◆ What you will do
Sift the material for lines containing "code", and return them.
++++ Available data
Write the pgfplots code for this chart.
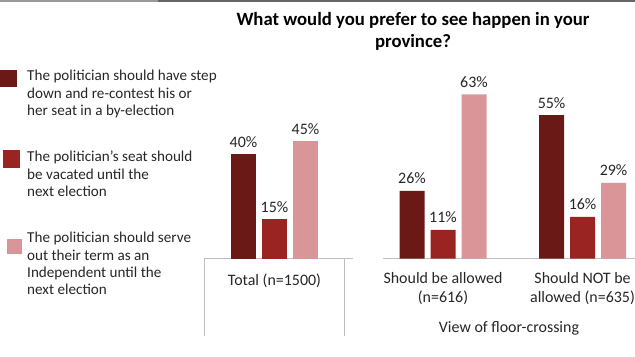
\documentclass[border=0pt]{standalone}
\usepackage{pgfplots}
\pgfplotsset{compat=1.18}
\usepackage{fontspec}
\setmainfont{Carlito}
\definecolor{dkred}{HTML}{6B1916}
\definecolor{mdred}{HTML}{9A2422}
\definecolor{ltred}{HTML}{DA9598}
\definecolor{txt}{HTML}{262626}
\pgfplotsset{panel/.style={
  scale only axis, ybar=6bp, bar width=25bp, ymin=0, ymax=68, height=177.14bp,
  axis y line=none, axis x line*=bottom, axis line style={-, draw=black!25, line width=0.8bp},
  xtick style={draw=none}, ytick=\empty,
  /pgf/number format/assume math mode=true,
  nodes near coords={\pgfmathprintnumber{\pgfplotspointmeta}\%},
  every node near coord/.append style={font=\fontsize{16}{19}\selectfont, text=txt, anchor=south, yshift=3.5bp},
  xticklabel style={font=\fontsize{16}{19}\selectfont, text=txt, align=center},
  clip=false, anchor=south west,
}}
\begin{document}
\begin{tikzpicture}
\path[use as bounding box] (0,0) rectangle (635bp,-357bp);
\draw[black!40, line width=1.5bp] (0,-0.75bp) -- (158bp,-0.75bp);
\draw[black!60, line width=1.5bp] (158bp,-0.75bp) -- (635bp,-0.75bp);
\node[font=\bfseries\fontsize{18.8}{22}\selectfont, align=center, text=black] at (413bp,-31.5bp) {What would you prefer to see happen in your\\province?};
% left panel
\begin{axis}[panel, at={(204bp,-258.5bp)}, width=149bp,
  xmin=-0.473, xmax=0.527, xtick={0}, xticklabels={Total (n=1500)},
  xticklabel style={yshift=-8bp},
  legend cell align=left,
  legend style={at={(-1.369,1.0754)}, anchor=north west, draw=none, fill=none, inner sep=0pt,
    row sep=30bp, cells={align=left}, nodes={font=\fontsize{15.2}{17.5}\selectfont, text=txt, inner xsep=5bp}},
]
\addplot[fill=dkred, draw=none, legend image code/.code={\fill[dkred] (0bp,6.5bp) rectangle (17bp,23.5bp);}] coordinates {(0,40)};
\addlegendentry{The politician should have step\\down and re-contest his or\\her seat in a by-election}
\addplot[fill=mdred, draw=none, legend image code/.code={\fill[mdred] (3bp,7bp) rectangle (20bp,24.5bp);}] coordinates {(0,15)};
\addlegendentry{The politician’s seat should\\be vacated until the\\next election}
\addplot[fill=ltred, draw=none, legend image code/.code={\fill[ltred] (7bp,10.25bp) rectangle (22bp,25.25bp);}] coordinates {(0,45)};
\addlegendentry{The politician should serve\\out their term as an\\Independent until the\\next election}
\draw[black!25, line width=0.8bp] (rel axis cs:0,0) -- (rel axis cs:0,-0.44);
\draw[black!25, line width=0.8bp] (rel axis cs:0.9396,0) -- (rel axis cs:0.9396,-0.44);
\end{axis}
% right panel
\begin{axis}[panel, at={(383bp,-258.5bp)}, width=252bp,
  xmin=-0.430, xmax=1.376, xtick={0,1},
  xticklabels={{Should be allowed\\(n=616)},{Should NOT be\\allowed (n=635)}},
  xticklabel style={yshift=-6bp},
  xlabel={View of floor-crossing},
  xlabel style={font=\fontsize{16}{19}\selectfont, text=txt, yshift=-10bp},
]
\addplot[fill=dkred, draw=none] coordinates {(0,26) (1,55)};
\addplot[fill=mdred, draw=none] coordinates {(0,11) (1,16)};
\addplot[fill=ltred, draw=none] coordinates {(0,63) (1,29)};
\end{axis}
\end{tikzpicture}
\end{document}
++++++++
◆ Answer to the exercise
Write the pgfplots code for this chart.
\addplot[fill=dkred, draw=none, legend image code/.code={\fill[dkred] (0bp,6.5bp) rectangle (17bp,23.5bp);}] coordinates {(0,40)};
\addplot[fill=mdred, draw=none, legend image code/.code={\fill[mdred] (3bp,7bp) rectangle (20bp,24.5bp);}] coordinates {(0,15)};
\addplot[fill=ltred, draw=none, legend image code/.code={\fill[ltred] (7bp,10.25bp) rectangle (22bp,25.25bp);}] coordinates {(0,45)};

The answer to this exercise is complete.